Kyiv and Moscow have struck a deal aimed at averting a global food crisis, agreeing a “de facto ceasefire” on cargo ships that will collect millions of tonnes of stranded grain from Ukrainian ports.
At a signing ceremony on Friday in Istanbul, UN secretary-general António Guterres hailed it as a “beacon of hope on the Black Sea”.
But with fighting continuing in Ukraine and deep mistrust between the two sides, diplomats warned that upholding the deal would present huge challenges
Guterres said the agreement would “bring relief for developing countries on the edge of bankruptcy and the most vulnerable people on the edge of famine” by helping to stabilise global food prices.
Turkey’s president Recep Tayyip Erdoğan, who played a central role in negotiating the deal and whose military will help monitor Ukrainian ports, said his country was “proud to be instrumental in an initiative that will play a major role in solving the global food crisis”.
Under the deal, which aims to restore grain shipments to prewar levels in the coming weeks, Ukraine and Russia have agreed not to attack merchant vessels, civilian vessels or port facilities covered by the agreement, according to a senior UN official.
It represented a “de facto ceasefire”, the official said, but added: “It doesn’t mean to say that parts of those ports which are not engaged in this mission are protected.”
It is unclear how the deal will be enforced and what will happen if either side is accused of violating it.
Turkey, a Nato member with close ties to Kyiv and Moscow, has agreed to send monitors to the ports along with UN representatives. But a senior Ukrainian official involved in the talks said Kyiv still had serious reservations.

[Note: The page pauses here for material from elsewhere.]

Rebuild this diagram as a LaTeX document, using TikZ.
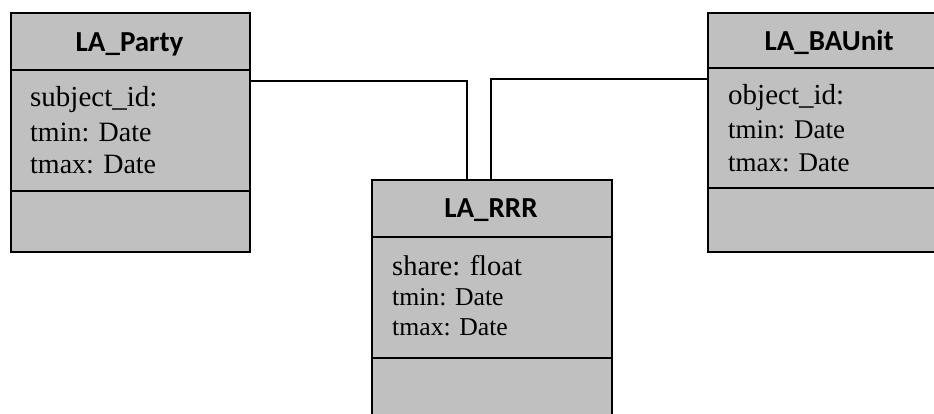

Without a binding mechanism to hold Russia to its commitments, the other parties essentially have to accept Moscow’s words, the official said. “[There is] no enforcement, just promises.”
Mykhailo Podolyak, an adviser to Ukrainian president Volodymyr Zelenskyy, said in a tweet that there would be an “immediate military response” in the event of Russian “provocations” affecting the grain supplies.
Victoria Nuland, one of the US state department’s top diplomats, said she believed Russia was forced to agree the grain deal because it was facing criticism from developing countries, which the Kremlin has been courting diplomatically since the start of its war in Ukraine.
“Russia ultimately felt the hot breath of global opprobrium,” Nuland told the Aspen Security Forum on Friday. “They were losing the global south.”
Nuland, under-secretary for political affairs, criticised Moscow for taking so long to reach the deal, saying it should have been reached quickly rather than after nearly two months of negotiations.
She said the decision to agree a deal was also motivated by the Kremlin’s need to renew its own food exports, noting its has been “hard for them to get shippers and insurers to deliver their own food” and “they need the money”.
John Kirby, a spokesman for the US National Security Council, said Washington expects the deal to be implemented “swiftly”, and called on Russia to follow through.
He said the US was not part of arranging the deal. Kirby voiced scepticism that Russia would fully comply. “We’re hopeful that this deal is going to make a difference, but we’re clear-eyed about it.”
A second, parallel agreement also negotiated by the UN seeks to unblock the export of Russian food and fertiliser to global markets in an unwritten quid pro quo for president Vladimir Putin aimed at winning his consent for the grain deal.
The Kremlin had said it wanted the lifting of sanctions against insuring its exports, giving ships port access, and processing payments.
The US and EU never specifically banned Russia’s exports, and the clarifications on western sanctions against food and fertiliser they issued this week are not part of the UN-brokered deal.
An EU official argued the deal put constraints on Russia’s future military operations in the Black Sea, protected Odesa from attack, and gave Ukraine an economic lifeline as it teeters on the brink of default.
Kyiv is worried that the west has made too many concessions to Russia without extracting binding commitments in return. “It is more like a personal deal between the participants,” said an official close to the talks.
Ukraine nonetheless felt it had little choice, the official added, as time runs out for it to export last year’s harvest before it rots. The war has already severely hampered Ukraine’s planting cycles and future harvests.
Before Putin’s invasion of Ukraine in February, the country was the world’s fifth-largest exporter of wheat and a crucial supplier to countries in the Middle East and Africa.
The blockade of its ports has left an estimated 22mn tonnes of wheat, corn and other grains stranded in silos, with devastating effects on global food prices and poverty levels. The World Food Programme has warned that the conflict is expected to push an additional 47mn people globally into “acute hunger”, with the steepest increase in starvation rates in sub-Saharan Africa.
UN officials who helped broker the grain deal say they expect it to be a commercial operation, rather than a military one, with Ukrainian pilot boats helping cargo vessels to safely navigate the Ukrainian coastline after collecting grain from the ports of Odesa, Chornomorsk and Yuzhny.
While a senior UN official said it would take “a few weeks” for full implementation, he added that some initial shipments might happen sooner to “show that it can work, that it can be done”.
The aim was to return to prewar export levels of about 5mn tonnes of grain a month, he said.